YGAM and GamCare surpass gambling harm prevention targets

| By Robert Fletcher
UK responsible gambling charities the Young Gamers and Gamblers Education Trust (YGAM) and GamCare have revealed they surpassed the first-year targets for the joint Young People’s Gambling Harm Prevention Programme, despite challenges imposed by the novel coronavirus (Covid-19) pandemic.

Launched in 2020, the four-year programme aims to deliver evidence-led education, training and support to young people across England, Wales and Northern Ireland, as well as collaborating with other organisations in Scotland.

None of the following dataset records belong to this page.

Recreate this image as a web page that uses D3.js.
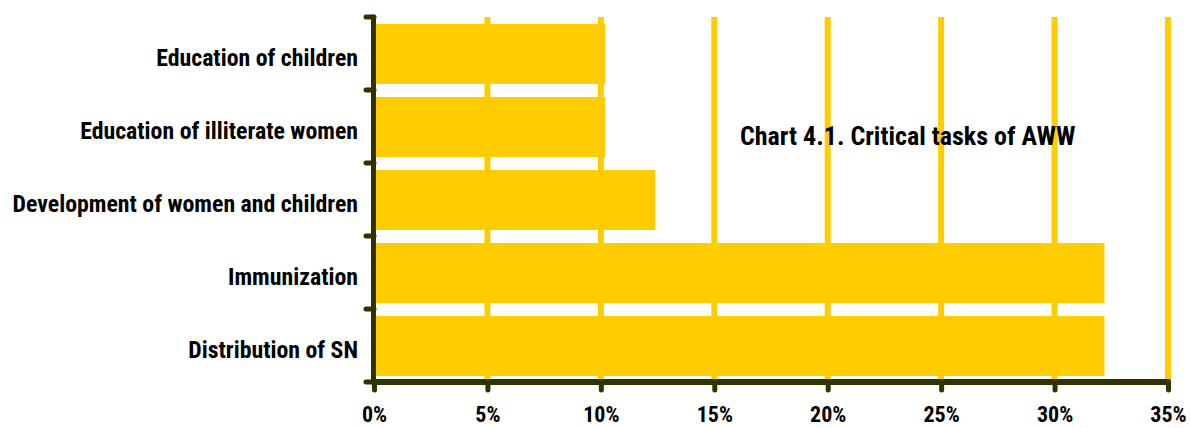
<!DOCTYPE html>
<html><head><meta charset="utf-8">
<script src="https://cdn.jsdelivr.net/npm/d3@7"></script>
<style>body{margin:0;background:#fff}svg{display:block}text{font-family:"Roboto Condensed","Liberation Sans Narrow",sans-serif;font-weight:bold;fill:#000}</style>
</head><body><svg id="c" width="1190" height="428"></svg>
<script>
const categories = ["Education of children","Education of illiterate women","Development of women and children","Immunization","Distribution of SN"];
const values = [10.2, 10.2, 12.4, 32.2, 32.2];
const tickValues = [0,5,10,15,20,25,30,35];
const title = "Chart 4.1. Critical tasks of AWW";

const svg = d3.select("#c");
const x = d3.scaleLinear().domain([0,35]).range([374,1168]);
const yb = d3.scaleBand().domain(categories).range([17,382]);
const axisColor = "#333300", barColor = "#FFCC00";

// gridlines
svg.append("g").selectAll("line").data(tickValues.slice(1)).join("line")
  .attr("x1",d=>x(d)).attr("x2",d=>x(d)).attr("y1",17).attr("y2",382)
  .attr("stroke",barColor).attr("stroke-width",6);

// bars
svg.append("g").selectAll("rect").data(values).join("rect")
  .attr("x",x(0)).attr("y",(d,i)=>yb(categories[i])+7).attr("height",60)
  .attr("width",d=>x(d)-x(0)).attr("fill",barColor);

// axes
const xAxis = d3.axisBottom(x).tickValues(tickValues).tickFormat(d=>d+"%").tickSize(8).tickPadding(0);
const gx = svg.append("g").attr("transform","translate(0,382)").call(xAxis);
gx.select(".domain").remove();
gx.selectAll(".tick line").attr("stroke",axisColor).attr("stroke-width",5).attr("stroke-linecap","round").attr("y1",0).attr("y2",8);
gx.selectAll(".tick text").attr("font-size",22).attr("fill","#000").attr("font-family",null)
  .attr("y",39.5).attr("dy",null);
svg.append("line").attr("x1",x(0)).attr("x2",x(35)).attr("y1",382).attr("y2",382)
  .attr("stroke",axisColor).attr("stroke-width",6).attr("stroke-linecap","round");

const boundaries = categories.map(c=>yb(c)).concat([382]);
svg.append("g").selectAll("line").data(boundaries).join("line")
  .attr("x1",366).attr("x2",374).attr("y1",d=>d).attr("y2",d=>d)
  .attr("stroke",axisColor).attr("stroke-width",5).attr("stroke-linecap","round");
svg.append("line").attr("x1",373.5).attr("x2",373.5).attr("y1",17).attr("y2",382)
  .attr("stroke",axisColor).attr("stroke-width",5).attr("stroke-linecap","round");

svg.append("g").selectAll("text").data(categories).join("text")
  .attr("x",358).attr("y",d=>yb(d)+yb.bandwidth()/2+12.5)
  .attr("text-anchor","end").attr("font-size",23.8).text(d=>d);

svg.append("text").attr("x",740).attr("y",145).attr("font-size",26).text(title);
</script></body></html>
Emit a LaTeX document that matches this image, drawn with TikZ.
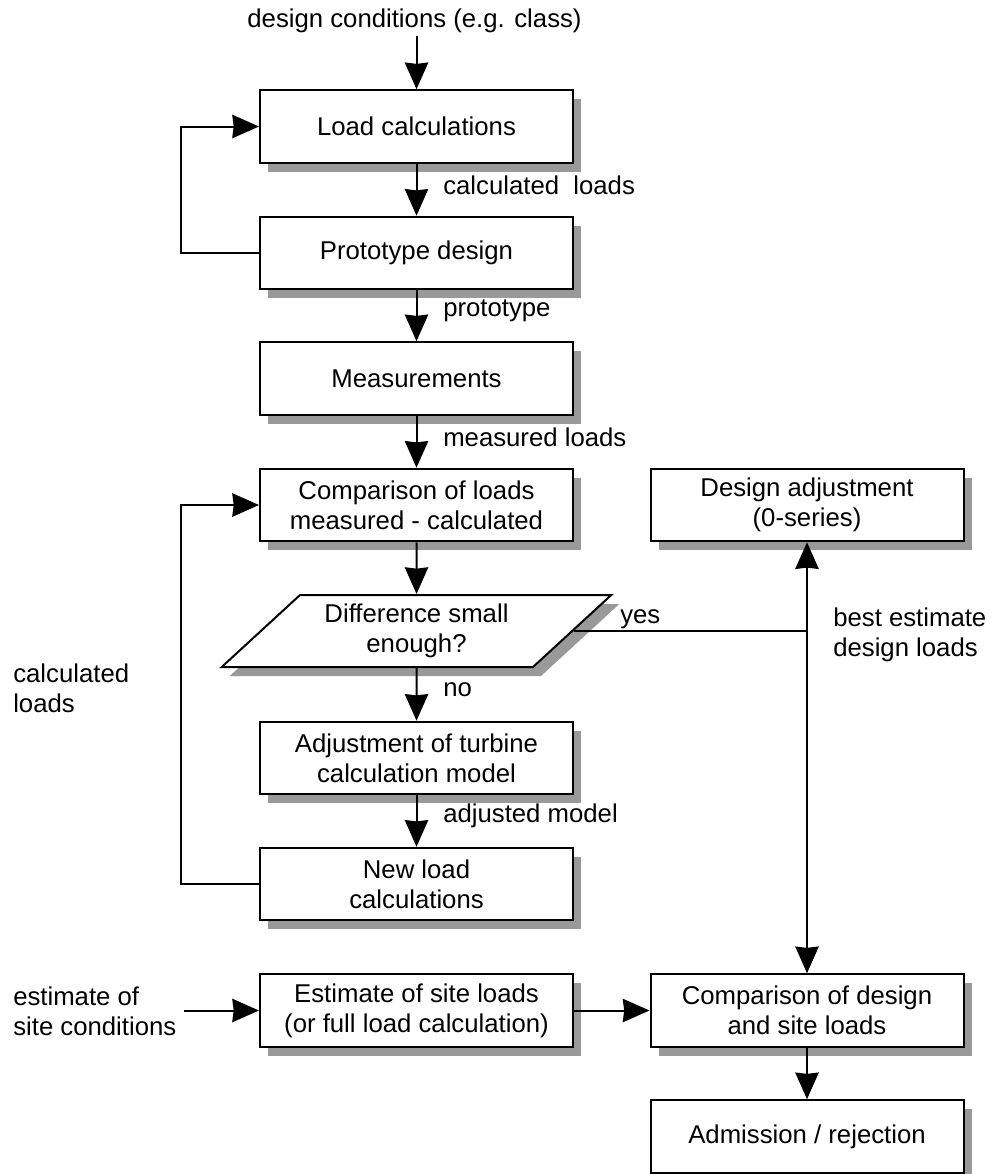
\documentclass[tikz,border=0pt]{standalone}
\usepackage{fontspec}
\setmainfont{Liberation Sans}
\usetikzlibrary{arrows.meta,shapes.geometric,shadows}
\definecolor{shd}{RGB}{153,153,153}
\begin{document}
\begin{tikzpicture}[x=0.75pt,y=-0.75pt,
  font=\fontsize{19.3pt}{22.5pt}\selectfont,
  box/.style={draw,line width=1.5pt,fill=white,minimum width=234.75pt,minimum height=54.4pt,
    align=center,inner sep=2pt,
    drop shadow={shadow xshift=6pt,shadow yshift=-6.75pt,opacity=1,fill=shd,draw=none}},
  para/.style={box,trapezium,trapezium left angle=43,trapezium right angle=137,
    trapezium stretches=true,minimum width=293.25pt,minimum height=54pt},
  tip/.style={Stealth[length=20pt,width=17.5pt,inset=1pt]},
  arr/.style={line width=1.5pt,-{Stealth[length=20pt,width=17.5pt,inset=1pt]}},
  darr/.style={line width=1.5pt,{Stealth[length=20pt,width=17.5pt,inset=1pt]}-{Stealth[length=20pt,width=17.5pt,inset=1pt]}},
  conn/.style={line width=1.5pt},
  lbl/.style={anchor=west,inner sep=0pt,align=left}]
\useasboundingbox (0,0) rectangle (993,1174);

% boxes
\node[box] (LC) at (416.5,126.5) {Load calculations};
\node[box] (PD) at (416.5,253) {Prototype design};
\node[box] (M) at (416.5,378.5) {Measurements};
\node[box] (CL) at (416.5,505) {Comparison of loads\\measured - calculated};
\node[para] (D) at (416.5,631) {Difference small\\enough?};
\node[box] (AT) at (416.5,758) {Adjustment of turbine\\calculation model};
\node[box] (NL) at (416.5,884) {New load\\calculations};
\node[box] (ES) at (416.5,1010.5) {Estimate of site loads\\(or full load calculation)};
\node[box] (DA) at (807,505) {Design adjustment\\(0-series)};
\node[box] (CD) at (807,1010.5) {Comparison of design\\and site loads};
\node[box] (AR) at (807,1136.5) {Admission / rejection};

% free texts
\node[inner sep=2pt] (dc) at (414.5,21) {design conditions (e.g. class)};
\node[lbl] (t1) at (443,185) {calculated~~loads};
\node[lbl] (t2) at (443,311) {prototype};
\node[lbl] (t3) at (443,437) {measured loads};
\node[lbl] (t4) at (443,690) {no};
\node[lbl] (t5) at (443,816) {adjusted model};
\node[lbl] (t6) at (620,619) {yes};
\node[lbl] (t7) at (833,635) {best estimate\\design loads};
\node[lbl] (t8) at (13,688) {calculated\\loads};
\node[lbl] (t9) at (13,1011) {estimate of\\site conditions};

% connectors
\draw[arr] (dc.south -| LC.north) -- (LC.north);
\draw[arr] (LC) -- (PD);
\draw[arr] (PD.west) -- ++(-78,0) |- (LC.west);
\draw[arr] (PD) -- (M);
\draw[arr] (M) -- (CL);
\draw[arr] (CL) -- (D.north);
\draw[arr] (D.south) -- (AT);
\draw[arr] (AT) -- (NL);
\draw[arr] (NL.west) -- ++(-78,0) |- (CL.west);
\draw[darr] (CD) -- (DA);
\draw[conn] (D.east) -- (D.east -| DA.south);
\draw[arr] (t9.east |- ES.west) ++(7,0) -- (ES.west);
\draw[arr] (ES) -- (CD);
\draw[arr] (CD) -- (AR);
\end{tikzpicture}
\end{document}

During the first year of the initiative, YGAM trained 2,906 practitioners, ahead of its original target of 2,592. These practitioners are expected to reach 184,700 young people

GamCare also trained 4,185 professionals to work with young people, exceeding the initial goal by almost 3,000 people to date, with two months of the first year of the initiative to go. Educational workshops were delivered to 3,947 young people.

Other achievements included GamCare setting up the UK’s first national young people’s support service offering information, advice and support tailored specifically to the needs of young people impacted by gambling. This service is now accessible online or over the phone.

The Young People’s Gambling Harm Prevention Programme is now established in all regions of England and Wales, and in December, education and support services were extended to young people to Northern Ireland for the first time.

In addition, as a response to the challenges of Covid-19, YGAM and GamCare accelerated the digital transformation of resources to enable them to deliver workshops online during lockdown, while GamCare developed an eLearning resource for young people.

“As 2020 unfolded, we saw the impact of the Covid-19 pandemic as an invitation to develop YGAM’s digital capacity in all areas of our work,” YGAM founder and chief executive Lee Willows said. “Although this was done as a response to the crisis, the effect has been significantly advantageous for our education programme.

“Now that the delivery is entirely digital, we have removed enormous barriers that may have prevented some individuals and organisations from taking part.”

GamCare chief executive Anna Hemmings added: “The pandemic has proved a huge challenge, yet our teams have continued to deliver great engagement with professionals and young people. We’ve also developed a dedicated support service tailored to the needs of young people.”

By 2024, YGAM and GamCare aim to work with at least 13,492 practitioners and partner organisations, with the idea of ensuring every young person between the 11 and 19 has at least one session of gambling awareness education during their secondary or further education.